I clear my throat, wincing at how raw it feels. She looks up.

“Oh! You’re awake.”

“You’re still here,” I croak out, ferociously thirsty all of a sudden. I sit up slowly, careful of the dizziness that slams into me and then recedes. I reach for the glass on the coffee table and take a cautious sip, remembering how just last night, a sip would start painful cramping and nausea. But my stomach thankfully accepts the cool liquid without protest. I try my voice again. “What time is it?”

She brushes her bangs out of her eyes, a gesture I’m coming to recognize as something she does when she feels nervous. “It’s about midnight. You’ve been asleep all day. I hope you don’t mind that I stayed. You were so sick. I didn’t think it was right to leave you alone.”

She unfolds herself from the chair. “Are you hungry?” she asks as she walks to the open-plan kitchen. “Do you think you can try eating? I made you chicken soup.”

After a few minutes, she returns with a tray and bowl and sets them on the coffee table.

“You made me soup?” I ask, a lump forming, which I swallow away. It’s being sick; that’s what this feeling is from.

But I know the melting weakness is beyond fever and body aches. It has to do with this lovely girl who cared enough to spend the afternoon cooking for me. She took the time to make me a tray with soup, crackers, and a small bud vase with yellow daisies. Where had she gotten the flowers? Hell, where had she gotten the ingredients to make soup? She said she made it, not ordered it.

She shrugs and smiles shyly. “It’s no big deal.”

Has anyone ever made me homemade soup? I think my mother might have, before she died, but my memories of her are hazy. She was a single mom who worked every minute she could to help us survive. She probably didn’t have much time for cooking.

So many people in my life take care of me—managers, assistants, drivers, bodyguards. But I pay them. Olivia did this because she wanted to, not because it’s in her job description.
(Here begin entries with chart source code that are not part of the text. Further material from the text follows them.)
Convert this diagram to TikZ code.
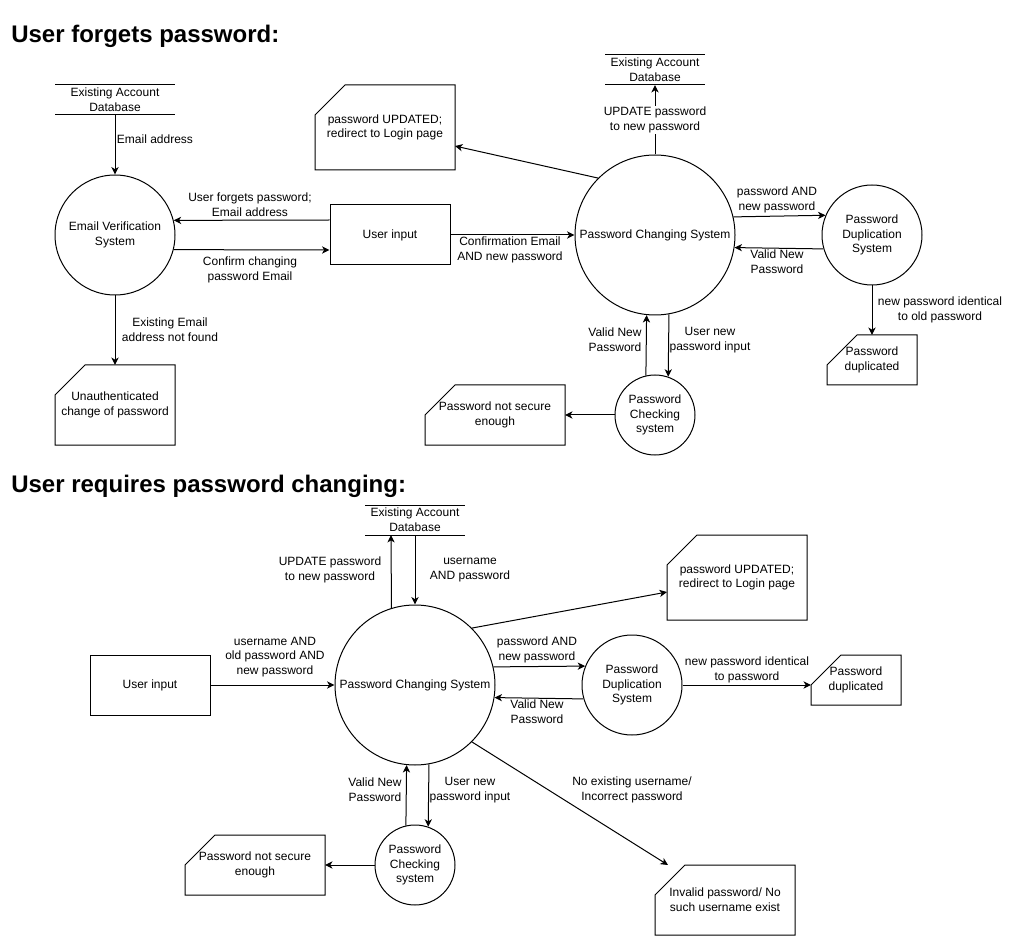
\documentclass[tikz,border=0pt]{standalone}
\usepackage{fontspec}
\setmainfont{Liberation Sans}
\usetikzlibrary{arrows.meta}
\newcommand{\cardline}[1]{\draw[line width=0.75pt] ([xshift=22.5pt]#1.north west) -- (#1.north east) -- (#1.south east) -- (#1.south west) -- ([yshift=-22.5pt]#1.north west) -- cycle;}
\newcommand{\storeline}[1]{\draw[line width=0.75pt] (#1.north west) -- (#1.north east) (#1.south west) -- (#1.south east);}
\begin{document}
\begin{tikzpicture}[x=0.75pt,y=-0.75pt,
  every node/.style={font=\fontsize{9}{11}\selectfont, inner sep=0pt, align=center},
  proc/.style={circle, draw, line width=0.75pt},
  inbox/.style={rectangle, draw, line width=0.75pt, minimum width=90pt, minimum height=45pt},
  store/.style={rectangle, outer sep=0pt, minimum height=22.5pt},
  card/.style={rectangle, outer sep=0pt},
  flow/.style={line width=0.75pt, -{Stealth[length=5.6pt,width=5.4pt,inset=1.6pt]}},
  lbl/.style={},
  onlbl/.style={fill=white, inner sep=1pt},
  title/.style={anchor=base west, font=\bfseries\fontsize{18}{21}\selectfont}
]
\fill[white] (0,0) rectangle (1011,941);
\useasboundingbox (0,0) rectangle (1011,941);

% ---------- Top diagram ----------
\node[title] (t1) at (11,43) {User forgets password:};
\node[store, minimum width=90pt] (db1) at (115,100) {Existing Account\\Database};
\node[proc, minimum size=90pt] (evs) at (115,235) {Email Verification\\System};
\node[inbox] (ui1) at (390,235) {User input};
\node[card, minimum width=90pt, minimum height=60pt] (unauth) at (115,405) {Unauthenticated\\change of password};
\node[card, minimum width=105pt, minimum height=63.75pt] (upd1) at (385,127.5) {password UPDATED;\\redirect to Login page};
\node[store, minimum width=75pt] (db2) at (655,70) {Existing Account\\Database};
\node[proc, minimum size=120pt] (pcs1) at (655,235) {Password Changing System};
\node[proc, minimum size=75pt] (dup1) at (872,235) {Password\\Duplication\\System};
\node[card, minimum width=67.5pt, minimum height=37.5pt] (dupc1) at (872,360) {Password\\duplicated};
\node[proc, minimum size=60pt] (chk1) at (655,415) {Password\\Checking\\system};
\node[card, minimum width=105pt, minimum height=45pt] (nsec1) at (495,415) {Password not secure\\enough};

\storeline{db1}
\storeline{db2}
\cardline{unauth}
\cardline{upd1}
\cardline{dupc1}
\cardline{nsec1}

\draw[flow] (db1.south) -- (evs.north);
\draw[flow] ([yshift=11.25pt]ui1.west) -- (evs.14.48);
\draw[flow] (evs.-14.48) -- ([yshift=-11.25pt]ui1.west);
\draw[flow] (evs.south) -- (unauth.north);
\draw[flow] (ui1.east) -- (pcs1.west);
\draw[flow] (pcs1.135) -- ([yshift=-13.9pt]upd1.east);
\draw[flow] (pcs1.north) -- (db2.south);
\draw[flow] (pcs1.13.74) -- (dup1.157.67);
\draw[flow] (dup1.-164.93) -- (pcs1.-9.35);
\draw[flow] (dup1.south) -- (dupc1.north);
\draw[flow] (chk1.103) -- (pcs1.-96.46);
\draw[flow] (pcs1.-80.65) -- (chk1.71.03);
\draw[flow] (chk1.west) -- (nsec1.east);

\node[lbl] (l1) at (155,139) {Email address};
\node[lbl] (l2) at (250,205) {User forgets password;\\Email address};
\node[lbl] (l3) at (250,270) {Confirm changing\\password Email};
\node[lbl] (l4) at (170,330) {Existing Email\\address not found};
\node[lbl] (l5) at (510,250) {Confirmation Email\\AND new password};
\node[onlbl] (l6) at (655,120) {UPDATE password\\to new password};
\node[lbl] (l7) at (777,200) {password AND\\new password};
\node[lbl] (l8) at (777,262) {Valid New\\Password};
\node[lbl] (l9) at (940,310) {new password identical\\to old password};
\node[lbl] (l10) at (615,340) {Valid New\\Password};
\node[lbl] (l11) at (710,340) {User new\\password input};

% ---------- Bottom diagram ----------
\node[title] (t2) at (11,492) {User requires password changing:};
\node[store, minimum width=75pt] (db3) at (415,520) {Existing Account\\Database};
\node[proc, minimum size=120pt] (pcs2) at (415,685) {Password Changing System};
\node[inbox] (ui2) at (150,685) {User input};
\node[card, minimum width=105pt, minimum height=63.75pt] (upd2) at (737,577.5) {password UPDATED;\\redirect to Login page};
\node[proc, minimum size=75pt] (dup2) at (632,685) {Password\\Duplication\\System};
\node[card, minimum width=67.5pt, minimum height=37.5pt] (dupc2) at (856,680) {Password\\duplicated};
\node[proc, minimum size=60pt] (chk2) at (415,865) {Password\\Checking\\system};
\node[card, minimum width=105pt, minimum height=45pt] (nsec2) at (255,865) {Password not secure\\enough};
\node[card, minimum width=105pt, minimum height=52.5pt] (inval) at (725,900) {Invalid password/ No\\such username exist};

\storeline{db3}
\cardline{upd2}
\cardline{dupc2}
\cardline{nsec2}
\cardline{inval}

\draw[flow] (ui2.east) -- (pcs2.west);
\draw[flow] (pcs2.107.46) -- ([xshift=-18pt]db3.south);
\draw[flow] (db3.south) -- (pcs2.north);
\draw[flow] (pcs2.45) -- ([yshift=-10.9pt]upd2.west);
\draw[flow] (pcs2.13.0) -- (dup2.158.9);
\draw[flow] (dup2.-164.93) -- (pcs2.-9.35);
\draw[flow] (dup2.east) -- ([yshift=-3.75pt]dupc2.west);
\draw[flow] (chk2.103) -- (pcs2.-96.46);
\draw[flow] (pcs2.-80.65) -- (chk2.71.03);
\draw[flow] (chk2.west) -- (nsec2.east);
\draw[flow] (pcs2.-45) -- ([xshift=9.75pt]inval.north west);

\node[lbl] (m1) at (275,657) {username AND\\old password AND\\new password};
\node[lbl] (m2) at (330,570) {UPDATE password\\to new password};
\node[lbl] (m3) at (470,570) {username\\AND password};
\node[lbl] (m4) at (537,650) {password AND\\new password};
\node[lbl] (m5) at (537,712) {Valid New\\Password};
\node[lbl] (m6) at (747,670) {new password identical\\to password};
\node[lbl] (m7) at (375,790) {Valid New\\Password};
\node[lbl] (m8) at (470,790) {User new\\password input};
\node[lbl] (m9) at (632,790) {No existing username/\\Incorrect password};
\end{tikzpicture}
\end{document}
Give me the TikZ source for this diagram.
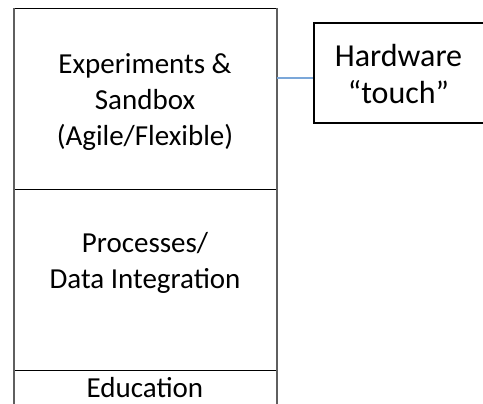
\documentclass[tikz,border=0pt]{standalone}
\usepackage{fontspec}
\setmainfont{Carlito}
\definecolor{vgray}{HTML}{5F5F5F}
\definecolor{linkblue}{HTML}{7BA7D9}
\begin{document}
\begin{tikzpicture}[x=1pt,y=-1pt,
  lbl/.style={font=\fontsize{29}{36}\selectfont, align=center, inner sep=0pt},
  hwlbl/.style={font=\fontsize{32}{37}\selectfont, align=center, inner sep=0pt},
  layer/.style={rectangle, draw=black, line width=1pt, minimum width=262pt, inner sep=0pt, anchor=north west},
  vline/.style={draw=vgray, line width=1.8pt},
  hwbox/.style={rectangle, draw=black, line width=1.6pt, minimum width=172pt, minimum height=100pt, inner sep=0pt, anchor=north west},
  conn/.style={draw=linkblue, line width=1.5pt}
]
\useasboundingbox (0,0) rectangle (483,404);
\clip (0,0) rectangle (483,404);
\node[layer, minimum height=180.5pt] (exp) at (14,8.5) {};
\node[layer, minimum height=181pt] (proc) at (14,189) {};
\node[layer, minimum height=50pt] (edu) at (14,370) {};
\draw[vline] (exp.north west) -- (edu.south west);
\draw[vline] (exp.north east) -- (edu.south east);
\node[hwbox] (hw) at (313,22) {};
\coordinate (cy) at (0,78);
\draw[conn] (exp.east |- cy) -- (hw.west |- cy);
\node[lbl] (t1) at (145,102) {Experiments \&\\Sandbox\\(Agile/Flexible)};
\node[lbl] (t2) at (145,263) {Processes/\\Data Integration};
\node[lbl, anchor=base] (t3) at (145,397) {Education};
\node[hwlbl] (t4) at (398.5,74) {Hardware\\“touch”};
\end{tikzpicture}
\end{document}
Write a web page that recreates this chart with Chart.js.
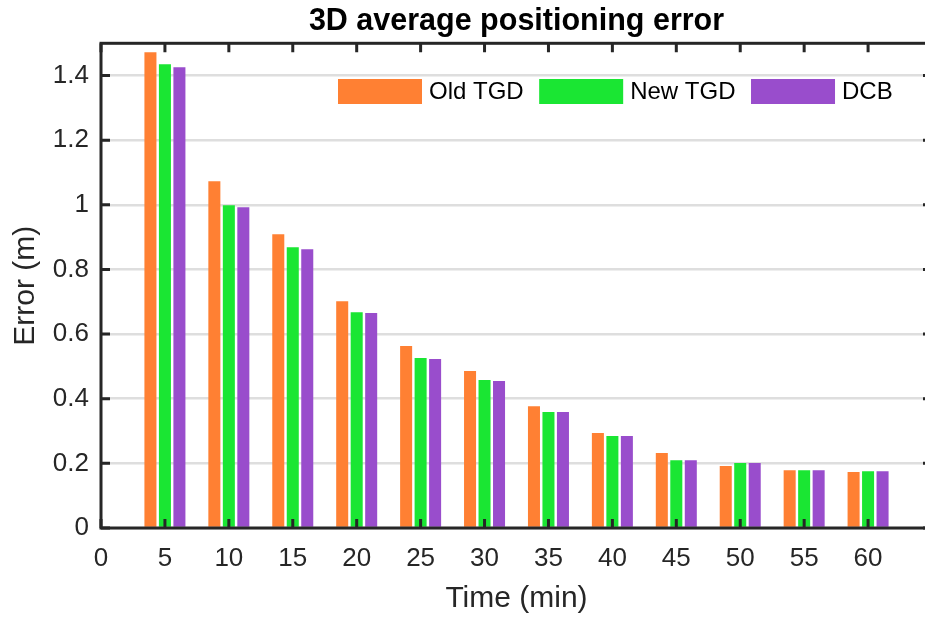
<!DOCTYPE html>
<html>
<head>
<meta charset="utf-8">
<title>3D average positioning error</title>
<script src="https://cdn.jsdelivr.net/npm/chart.js@4.4.0/dist/chart.umd.js"></script>
<style>
  html, body { margin: 0; padding: 0; background: #fff; overflow: hidden; }
  canvas { display: block; }
</style>
</head>
<body>
<!-- canvas is a bit wider than the window: the right edge of the axes box falls just outside the picture -->
<canvas id="chart" width="935" height="617"></canvas>
<script>
// values
const times = [5, 10, 15, 20, 25, 30, 35, 40, 45, 50, 55, 60];
const oldTgd = [1.472, 1.073, 0.909, 0.702, 0.563, 0.486, 0.377, 0.294, 0.232, 0.192, 0.179, 0.173];
const newTgd = [1.435, 0.999, 0.869, 0.668, 0.526, 0.458, 0.359, 0.285, 0.210, 0.201, 0.179, 0.176];
const dcb = [1.426, 0.993, 0.863, 0.665, 0.523, 0.455, 0.359, 0.285, 0.210, 0.201, 0.179, 0.176];
const seriesNames = ['Old TGD', 'New TGD', 'DCB'];
const seriesColors = ['#FF8033', '#1AE633', '#994DCC'];
const xLabelMax = 60;

const FONT = "'Liberation Sans', Arial, sans-serif";
const AXIS_COLOR = '#262626';
Chart.defaults.font.family = FONT;

const toPoints = (vals) => times.map((t, i) => ({ x: t, y: vals[i] }));

// box, inward ticks on all four sides (drawn on top of bars)
const framePlugin = {
    id: 'frame',
    afterDatasetsDraw(chart) {
        const { ctx, chartArea: a, scales } = chart;
        const len = 9;
        ctx.save();
        ctx.strokeStyle = AXIS_COLOR;
        ctx.lineWidth = 3;
        ctx.beginPath();
        scales.x.ticks.forEach(t => {
            const px = scales.x.getPixelForValue(t.value);
            ctx.moveTo(px, a.bottom); ctx.lineTo(px, a.bottom - len);
            ctx.moveTo(px, a.top); ctx.lineTo(px, a.top + len);
        });
        scales.y.ticks.forEach(t => {
            const py = scales.y.getPixelForValue(t.value);
            ctx.moveTo(a.left, py); ctx.lineTo(a.left + len, py);
            ctx.moveTo(a.right, py); ctx.lineTo(a.right - len, py);
        });
        ctx.stroke();
        ctx.strokeRect(a.left, a.top, a.right - a.left, a.bottom - a.top);
        ctx.restore();
    }
};

// MATLAB style legend inside the axes, no frame
const legendPlugin = {
    id: 'insideLegend',
    afterDraw(chart) {
        const { ctx } = chart;
        const boxW = 84, boxH = 25, top = 79;
        let x = 338;
        ctx.save();
        ctx.font = '24px ' + FONT;
        ctx.textBaseline = 'middle';
        ctx.textAlign = 'left';
        chart.data.datasets.forEach(ds => {
            ctx.fillStyle = ds.backgroundColor;
            ctx.fillRect(x, top, boxW, boxH);
            ctx.fillStyle = '#000';
            ctx.fillText(ds.label, x + boxW + 7, top + boxH / 2 + 1);
            x += boxW + 7 + ctx.measureText(ds.label).width + 15.5;
        });
        ctx.restore();
    }
};

const datasets = [oldTgd, newTgd, dcb].map((vals, i) => ({
    label: seriesNames[i],
    data: toPoints(vals),
    backgroundColor: seriesColors[i],
    borderWidth: 0,
    categoryPercentage: 0.68,
    barPercentage: 0.83
}));

new Chart(document.getElementById('chart').getContext('2d'), {
    type: 'bar',
    data: { datasets: datasets },
    options: {
        responsive: false,
        animation: false,
        events: [],
        layout: { padding: { left: 0, right: 3, top: 0, bottom: 0 } },
        plugins: {
            legend: { display: false },
            tooltip: { enabled: false },
            title: {
                display: true,
                text: '3D average positioning error',
                fullSize: false,
                color: '#000',
                font: { size: 30.5, weight: 'bold' },
                padding: { top: 3.4, bottom: 3.3 }
            }
        },
        scales: {
            x: {
                type: 'linear',
                min: 0,
                max: 65,
                offset: false,
                grid: { display: false, drawTicks: false, offset: false },
                border: { display: false },
                ticks: {
                    stepSize: 5,
                    includeBounds: false,
                    maxRotation: 0,
                    autoSkip: false,
                    padding: 15,
                    color: AXIS_COLOR,
                    font: { size: 26 },
                    callback: (v) => (v > xLabelMax ? '' : String(v))
                },
                title: {
                    display: true,
                    text: 'Time (min)',
                    color: AXIS_COLOR,
                    font: { size: 30 },
                    padding: { top: 0, bottom: 0 }
                },
                afterFit(scale) {
                    scale.height = 89;
                    scale.paddingLeft = 0;
                    scale.paddingRight = 0;
                }
            },
            y: {
                min: 0,
                max: 1.5,
                grid: { color: '#dedede', lineWidth: 2.5, drawTicks: false },
                border: { display: false },
                ticks: {
                    stepSize: 0.2,
                    includeBounds: false,
                    padding: 12,
                    color: AXIS_COLOR,
                    font: { size: 26 },
                    callback: (v) => String(Math.round(v * 10) / 10)
                },
                title: {
                    display: true,
                    text: 'Error (m)',
                    color: AXIS_COLOR,
                    font: { size: 30 },
                    padding: { top: 8, bottom: 0 }
                },
                afterFit(scale) { scale.width = 101; }
            }
        }
    },
    plugins: [framePlugin, legendPlugin]
});
</script>
</body>
</html>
And somehow, that makes all the difference to me.

“You didn’t need to do that,” I grind out, not knowing what to do with this tightness in my chest. I hate being dependent on others. I learned long ago that it’s dangerous to be vulnerable. Dangerous to need.

Olivia’s face falls. “I overstepped, didn’t I? If you’re not hungry or it doesn’t sound good, you don’t have to eat it. I won’t be offended.”